Earlier this week, WPP Group CEO Mark Read announced a significant restructuring of the agency holding company to address what Read called a need for “a simpler WPP, [a] need to invest in the future.”

His predecessor, Sir Martin Sorrell, wasn’t so sure.

The announcement came on the heels of the much publicized consolidation of WPP agencies Wunderman and J. Walter Thompson, now Wunderman Thompson, and the merger of VML and Y&R, into – ouch!VMLY&R.

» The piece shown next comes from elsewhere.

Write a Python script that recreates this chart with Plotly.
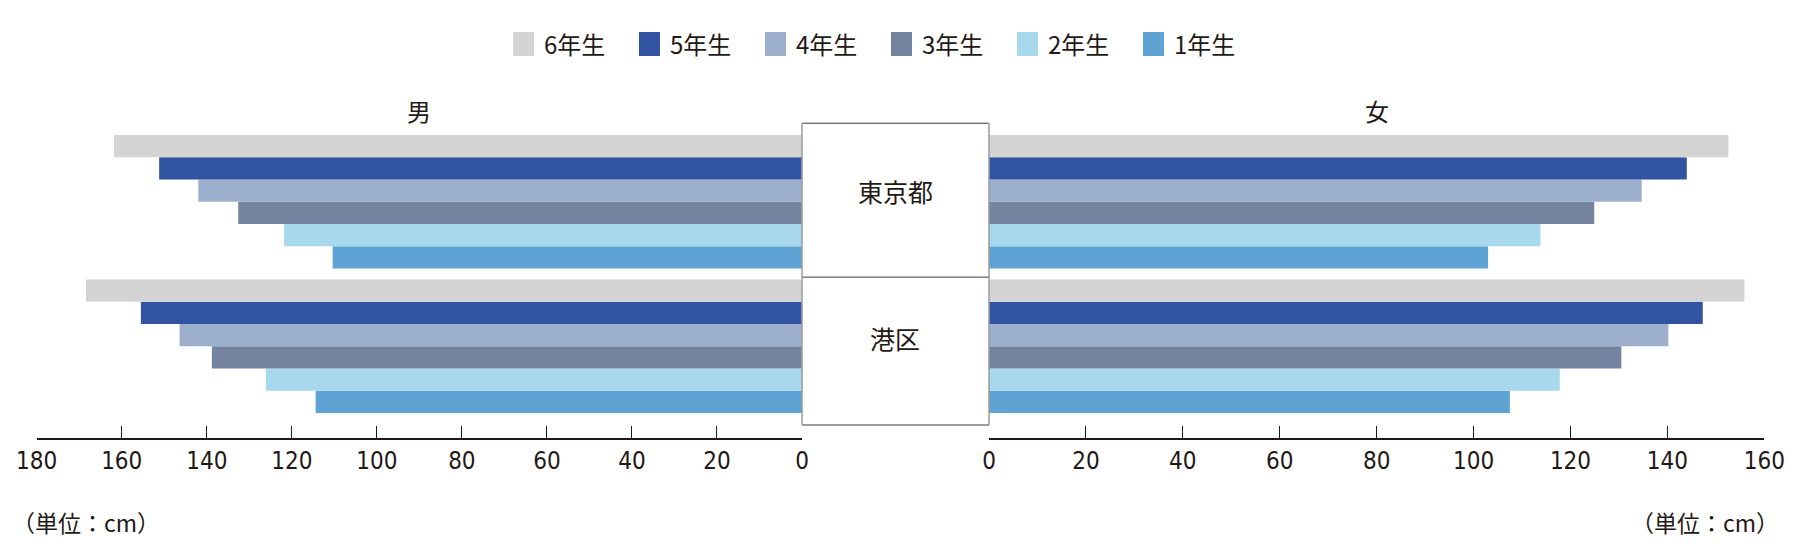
import plotly.graph_objects as go

# ---- data ----
grades = ["6年生", "5年生", "4年生", "3年生", "2年生", "1年生"]
regions = ["東京都", "港区"]
region_pos = [1, 0]
male_tokyo = [161.8, 151.2, 142.0, 132.6, 121.8, 110.4]
male_minato = [168.4, 155.5, 146.4, 138.8, 126.1, 114.4]
female_tokyo = [152.6, 144.0, 134.7, 124.9, 113.8, 103.0]
female_minato = [155.9, 147.3, 140.2, 130.5, 117.8, 107.5]
colors = ["#D4D4D4", "#3253A2", "#9CB0CE", "#74839F", "#A8D8EE", "#5EA3D4"]
left_ticks = [180, 160, 140, 120, 100, 80, 60, 40, 20, 0]
right_ticks = [0, 20, 40, 60, 80, 100, 120, 140, 160]

W, H = 1800, 559
TXT = "#231815"
NUM_FONT = "Liberation Sans Narrow, Arial Narrow, DejaVu Sans Condensed, sans-serif"
CJK_FONT = "Noto Sans CJK JP, Noto Sans, sans-serif"

fig = go.Figure()

# traces in reverse so 6年生 is on top of each group
for i in reversed(range(len(grades))):
    fig.add_trace(go.Bar(
        y=region_pos, x=[male_tokyo[i], male_minato[i]], orientation="h",
        marker=dict(color=colors[i], line=dict(width=0)),
        xaxis="x", yaxis="y", name=grades[i], showlegend=False))
for i in reversed(range(len(grades))):
    fig.add_trace(go.Bar(
        y=region_pos, x=[female_tokyo[i], female_minato[i]], orientation="h",
        marker=dict(color=colors[i], line=dict(width=0)),
        xaxis="x2", yaxis="y", name=grades[i], showlegend=False))

lx0, lx1 = 36.7, 802.0
rx0, rx1 = 989.0, 1764.3
y_top_px, y_bot_px = 80.0, 438.0

axis_common = dict(
    showgrid=False, zeroline=False, showline=True, linecolor=TXT, linewidth=1.5,
    ticks="inside", ticklen=12, tickwidth=1, tickcolor=TXT,
    tickfont=dict(family=NUM_FONT, size=24, color=TXT),
    ticklabelstandoff=0, fixedrange=True, automargin=False,
)

fig.update_layout(
    width=W, height=H,
    margin=dict(l=0, r=0, t=0, b=0, pad=0, autoexpand=False),
    paper_bgcolor="white", plot_bgcolor="white",
    barmode="group", bargap=0.076, bargroupgap=0,
    showlegend=False,
    xaxis=dict(domain=[lx0 / W, lx1 / W], range=[180, 0],
               tickvals=left_ticks, anchor="y", **axis_common),
    xaxis2=dict(domain=[rx0 / W, rx1 / W], range=[0, 160],
                tickvals=right_ticks, anchor="y", **axis_common),
    yaxis=dict(domain=[1 - y_bot_px / H, 1 - y_top_px / H],
               range=[-0.635, 1.842], visible=False, fixedrange=True,
               automargin=False),
)

# center boxes
bx0, bx1 = lx1 / W, rx0 / W
shapes = []
for yv in (1.543, 0.478, -0.545):
    shapes.append(dict(type="line", xref="paper", yref="y", x0=bx0, x1=bx1,
                       y0=yv, y1=yv, line=dict(color="#3a3a3a", width=1)))
for xv in (bx0, bx1):
    shapes.append(dict(type="line", xref="paper", yref="y", x0=xv, x1=xv,
                       y0=-0.545, y1=1.543, line=dict(color="#9a9a9a", width=1.5)))

annotations = []
for name, yv, ys in zip(regions, region_pos, [11, 8]):
    annotations.append(dict(xref="paper", yref="y", x=(bx0 + bx1) / 2, y=yv,
                            yshift=ys, yanchor="middle", text=name, showarrow=False,
                            font=dict(family=CJK_FONT, size=25, color=TXT)))

# 男 / 女
annotations.append(dict(xref="x", yref="paper", x=90, y=1 - 111 / H, yanchor="middle",
                        text="男", showarrow=False,
                        font=dict(family=CJK_FONT, size=24, color=TXT)))
annotations.append(dict(xref="x2", yref="paper", x=80, y=1 - 111 / H, yanchor="middle",
                        text="女", showarrow=False,
                        font=dict(family=CJK_FONT, size=24, color=TXT)))

# unit labels
annotations.append(dict(xref="paper", yref="paper", x=10 / W, y=1 - 522 / H,
                        xanchor="left", yanchor="middle", text="（単位：cm）",
                        showarrow=False, font=dict(family=CJK_FONT, size=23, color=TXT)))
annotations.append(dict(xref="paper", yref="paper", x=1781 / W, y=1 - 522 / H,
                        xanchor="right", yanchor="middle", text="（単位：cm）",
                        showarrow=False, font=dict(family=CJK_FONT, size=23, color=TXT)))

# manual legend
leg_x0, leg_pitch, leg_yc = 513, 126, 44
for i, g in enumerate(grades):
    sx = leg_x0 + leg_pitch * i
    shapes.append(dict(type="rect", xref="paper", yref="paper",
                       x0=sx / W, x1=(sx + 21) / W,
                       y0=1 - (leg_yc + 12) / H, y1=1 - (leg_yc - 12) / H,
                       line=dict(width=0), fillcolor=colors[i]))
    annotations.append(dict(xref="paper", yref="paper", x=(sx + 29) / W,
                            y=1 - leg_yc / H, xanchor="left", yanchor="middle",
                            text=g, showarrow=False,
                            font=dict(family=CJK_FONT, size=24, color=TXT)))

fig.update_layout(shapes=shapes, annotations=annotations)
fig.write_html("out.html")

In both cases, industry buzz was largely around the “loss” of legendary brands J. Walter Thompson and Young & Rubicam, but the reality is that, as CMO demands evolve, those traditionally direct and digital agencies like Wunderman and VML have been the clear heirs to role of consigliere to marketing leaders for quite some time.

In the year 2000, when then-direct marketing firm Wunderman moved into Y&R’s staid Madison Avenue headquarters, it occupied two floors of the 26 floor building. The brand agency, Y&R, inhabited the other 24.

By the time they all left, in 2013, digital and direct agencies like Wunderman and VML dominated the bulk of the space, with several former Y&R floors sitting empty.  That was five years ago.  Anyone who didn’t see the writing on the wall wasn’t paying attention.

It makes perfect sense that accountable advertising and communications would take the reins. CMOs, as we know from our annual CMO Spend Survey, are increasingly accountable for revenue – some 45% have sole responsibility for a P&L.  They are increasingly on the hook for delivering not just branding, but business strategy, end-to-end customer experience, and product and service innovation.

The traditionally digital and direct firms (not to mention the management consultancies now dominating the agency market) were best positioned to deliver on clients’ need for data and analytics, for digital commerce platforms and expertise, and for social and mobile at scale.

Brand still matters.  It matters very much.  One might argue that in an increasingly intermediated commerce space, where Amazon controls so much access to customers, it matters even more.  Ask Alexa to order batteries and she’ll suggest Amazon Basics batteries.  Ask her to order Duracell batteries and that’s exactly what you’ll get.   But the days of big brand, above-the-line advertising supporting legendary agencies like J. Walter Thompson and Young & Rubicam have been over for years.

Read clearly gets this, and while Y&RVML would be even tougher to say than VMLY&R, and Thompson Wunderman sounds even more awkward than Wunderman Thompson, one has to think there was consideration given to putting the legacy “digital” agency names first in the new nomenclature, despite Sorrell’s critique from afar.

Though the names may not be simple, WPP becomes inherently more so, and this speaks to an ongoing frustration we’ve heard from marketers – that the holding company model from a client-facing perspective has become unwieldy at best, and broken at worst.  On paper it looks good, in reality, competing P&L’s and territoriality hindered holistic solutions for clients, and slowed responsiveness and agility.  Simplifying the value proposition by bringing multiple disciplines together under a single agency brand makes sense.  Sorrell himself unintentionally made just that case in his second-guessing of Wunderman Thompson yesterday:

 “The people at JWT, if they did not have the digital talents and abilities, they should have been able to tap into those — in theory — at Wunderman.”

“In theory” hasn’t worked for today’s marketing leaders under pressure to deliver.  They’ve had enough siloes to deal with internally, let alone with agency partners.  WPP’s recent moves bode well for their agencies and clients in the longer term.

2 Comments
  1. December 15, 2018 at 7:01 pm
    Ajinkya says:

    Mark read’s strategy might be in right direction, but it is far too short sighted. There is no vision beyond the initial simplification of structures. The real issue is not about agency branding at all. We give far too much credit to brand names than to what makes brand matter anyways.
    Both sorrell and read have failed so far to answer the bigger challenge – how would they get their people with different capabilities work together more effectively n efficiently?
    For a clearer perspective on this issue, read this – https://truthaboutbranding.com/2018/12/14/the-business-of-transforming/

  2. December 20, 2018 at 3:24 pm
    Strad G says:

    Sorrell’s “in theory” isn’t even correct and exposes why he had to go. In practice people only work together if they get paid together. Under Sorrell’s structure, different agencies were incentivised (by him) to compete, not cooperate. By bringing them together into single P&Ls, Read is incentivising different skill sets in WPP to work together, not compete. Ajinkya, you miss the point – this isn’t about branding it’s about P&L.